ON the grand occasion of his last visit to Limerick as serving President of the United States in September 1998, Bill Clinton’s Secret Service officials swept the city, sealing manholes ahead of his stirring speech to 40,000 on O’Connell Street.
No such fanfare or drama will attend the two-time president’s arrival in Limerick this Saturday, when Mr Clinton will be at the University of Limerick to present bursaries at JP McManus’ All Ireland Scholarship awards.
While a team from Mr Clinton’s office was in Limerick this Wednesday to finalise security arrangements, the 42nd president is travelling in a private capacity, here as Mr McManus’ guest of honour at the awards.
As such, he will fly in and out of Shannon by private jet, and, while he might engage in a round of golf while here, his visit will be short and it appears unlikely that the general public will get a glimpse of the charismatic former president during his time in Limerick.
Some 600 invited guests will witness Mr Clinton present 125 lucky students with their bursaries, worth some €6,750 a year to the students while they are in university, at the event in UL.
When Mr Clinton visited Cork earlier this year he had a small security team with him, but the Arkansas politician was approachable and seemed unhindered by the security detail, playing golf on his visit. It is not known if the campus in UL is to be closed to the public during his visit this Saturday, with the university declining to comment on security arrangements.
Superintendent Frank O’Brien of Henry Street said gardai do not discuss individual security arrangements, but said gardai have been “working to ensure Mr Clinton’s visit here goes off unhindered and that there’s no threat to his security here”.

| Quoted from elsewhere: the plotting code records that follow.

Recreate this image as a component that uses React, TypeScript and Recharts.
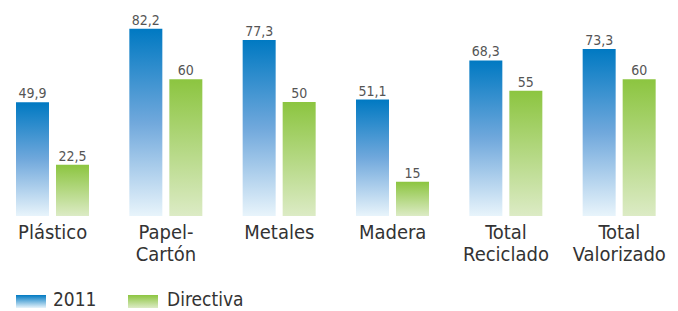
import React from 'react'
import { BarChart, Bar, XAxis, YAxis, LabelList } from 'recharts'

const categories = ['Plástico', 'Papel-\nCartón', 'Metales', 'Madera', 'Total\nReciclado', 'Total\nValorizado']
const values2011 = [49.9, 82.2, 77.3, 51.1, 68.3, 73.3]
const valuesDirectiva = [22.5, 60, 50, 15, 55, 60]
const seriesNames = ['2011', 'Directiva']

const FONT = "'DejaVu Sans Condensed', 'Liberation Sans Narrow', sans-serif"

const data = categories.map((c, i) => ({
  name: c,
  y2011: values2011[i],
  directiva: valuesDirectiva[i],
}))

const fmt = (v: any) => String(v).replace('.', ',')

const CategoryTick = ({ x, y, payload }: any) => {
  const lines = String(payload.value).split('\n')
  return (
    <text x={x} y={y} textAnchor="middle" fill="#333" fontSize={20} fontFamily={FONT}>
      {lines.map((l, i) => (
        <tspan key={i} x={x} dy={i === 0 ? 23 : 22}>{l}</tspan>
      ))}
    </text>
  )
}

// legend drawn as plain html under the chart so it doesn't shrink the plot
const swatch = (left: number, bg: string): React.CSSProperties => ({
  position: 'absolute', left, top: 295, width: 30, height: 13, background: bg,
})
const legendText = (left: number): React.CSSProperties => ({
  position: 'absolute', left, top: 291, lineHeight: '16px', fontFamily: FONT, fontSize: 19, color: '#333', whiteSpace: 'nowrap',
})

const ChartLegend = () => (
  <>
    <span style={swatch(20, 'linear-gradient(#0079c2, #e8f4fb)')} />
    <span style={legendText(57)}>{seriesNames[0]}</span>
    <span style={swatch(132, 'linear-gradient(#8cc540, #dcebc5)')} />
    <span style={legendText(171)}>{seriesNames[1]}</span>
  </>
)

export default function App() {
  return (
    <div style={{ position: 'absolute', left: -4, top: 0, width: 682, height: 311 }}>
      <BarChart
        width={682}
        height={311}
        data={data}
        margin={{ top: 11, right: 2, left: 0, bottom: 0 }}
        barSize={33}
        barGap={7}
      >
        <defs>
          <linearGradient id="grad2011" x1="0" y1="0" x2="0" y2="1">
            <stop offset="0%" stopColor="#0079c2" />
            <stop offset="50%" stopColor="#70a8dc" />
            <stop offset="100%" stopColor="#e8f4fb" />
          </linearGradient>
          <linearGradient id="gradDir" x1="0" y1="0" x2="0" y2="1">
            <stop offset="0%" stopColor="#8cc540" />
            <stop offset="100%" stopColor="#dcebc5" />
          </linearGradient>
        </defs>
        <XAxis
          dataKey="name"
          axisLine={false}
          tickLine={false}
          tickSize={0}
          tickMargin={0}
          interval={0}
          height={95}
          tick={<CategoryTick />}
        />
        <YAxis hide domain={[0, 90]} />
        <Bar dataKey="y2011" name={seriesNames[0]} fill="url(#grad2011)" isAnimationActive={false}>
          <LabelList dataKey="y2011" position="top" offset={4} formatter={fmt} fill="#555" fontSize={14} fontFamily={FONT} />
        </Bar>
        <Bar dataKey="directiva" name={seriesNames[1]} fill="url(#gradDir)" isAnimationActive={false}>
          <LabelList dataKey="directiva" position="top" offset={4} formatter={fmt} fill="#555" fontSize={14} fontFamily={FONT} />
        </Bar>
      </BarChart>
      <ChartLegend />
    </div>
  )
}
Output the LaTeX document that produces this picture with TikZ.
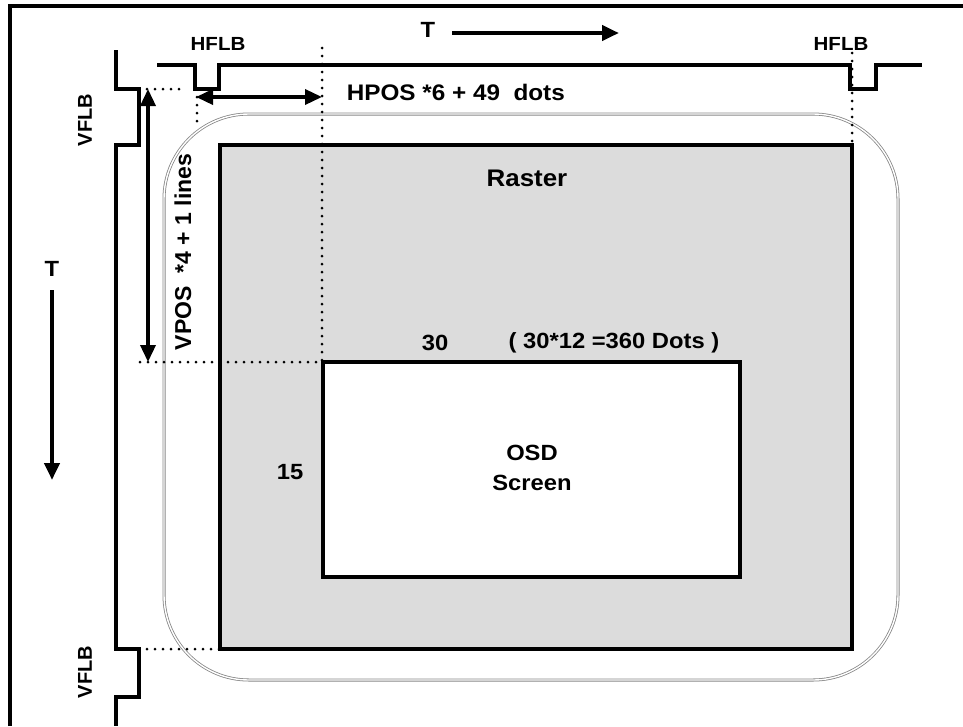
\documentclass[tikz,border=0pt]{standalone}
\usepackage{fontspec}
\setmainfont{Liberation Sans}
\newfontfamily\widefont[FakeStretch=1.08]{Liberation Sans}
\usetikzlibrary{arrows.meta}
\definecolor{rastergray}{RGB}{220,220,220}
\definecolor{tubegray}{RGB}{135,135,135}
\begin{document}
\begin{tikzpicture}[x=1pt,y=-1pt,>={Triangle[length=17pt,width=15pt]},line width=3.5pt,
  font=\widefont\fontsize{22}{30}\selectfont\bfseries,
  dots/.style={line width=3pt,line cap=round,dash pattern=on 0pt off 8pt},
  small/.style={font=\widefont\fontsize{19}{24}\selectfont\bfseries},
  upright/.style={rotate=90,font=\fontsize{#1}{24}\selectfont\bfseries},
  every node/.style={inner sep=0pt}]
\useasboundingbox (0,0) rectangle (963,726);
% frame and tube
\draw (10,726)--(10,6)--(963,6);
\draw[rounded corners=85pt,draw=tubegray,line width=0.8pt,double=white,double distance=1.4pt]
  (164,114) rectangle (898,680);
\draw[fill=rastergray] (220,145) rectangle (852,649);
\draw[fill=white] (323,362) rectangle (740,577);

% sync waveforms
\draw (157,65)-|(195,89)-|(219,65)-|(850,89)-|(876,65)--(922,65);
\draw (116,50)|-(139,89)|-(116,145)|-(139,649)|-(116,697)--(116,726);

\draw[dots](123,89)--(182,89);
\draw[dots](197,89)--(197,122);
\draw[dots](322,48)--(322,362);
\draw[dots](140,362)--(322,362);
\draw[dots](852,53)--(852,145);
\draw[dots](123,649)--(220,649);

\node[small](hflbL) at (218,44){HFLB};
\node[small](hflbR) at (841,44){HFLB};
\node[upright=20](vflbT) at (85,120){VFLB};
\node[upright=20](vflbB) at (85,672){VFLB};
\node[](tTop) at (428,30){T};
\node[](tLeft) at (52,269){T};
\node[anchor=west,font=\widefont\fontsize{22.5}{28}\selectfont\bfseries](hpos) at (345,92){HPOS *6 + 49~~dots};
\node[upright=23](vpos) at (183,252){VPOS~~*4 + 1 lines};
\node[font=\widefont\fontsize{24}{28}\selectfont\bfseries](raster) at (527,178){Raster};
\node[](cols) at (435,343){30};
\node[](colDots) at (614,343){( 30*12 =360 Dots )};
\node[](rows) at (290,472){15};
\node[align=center](osd) at (532,468){OSD\\Screen};

\coordinate (tA) at (452,33);
\coordinate (tB) at (619,33);
\coordinate (tC) at (52,290);
\coordinate (tD) at (52,480);
\coordinate (hA) at (196,97);
\coordinate (hB) at (322,97);
\coordinate (vA) at (148,89);
\coordinate (vB) at (148,362);

\draw[->,line width=4.5pt](tA)--(tB);
\draw[->,line width=4.5pt](tC)--(tD);
\draw[<->](hA)--(hB);
\draw[<->](vA)--(vB);
\end{tikzpicture}
\end{document}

“We’re working with the people who are inviting him here, and we very much look forward to his visit here. He has visited here many times very successfully and there’s been no incident at all. We would hope on this occasion that the result would be equally as good,” added Supt O’Brien.
In the extensive interview with this newspaper running this week, Mr McManus said that Clinton would be interested in playing golf while here.
“I believe he’d like to – but it’s a challenge, because the days are short. So I’m not certain about it,” said Mr McManus.
Castletroy College student Richard Kantsevitch - now in Trinity College - and Coláiste Íde agus Iosef student Jemima McCarthy, now studying in NUI Galway, are among the recipients, as are Dylan Carroll from Gaelcholaiste Luimnigh, now studying engineering in UL, and Siobhan Condon who attended John The Baptist Community School, Hospital.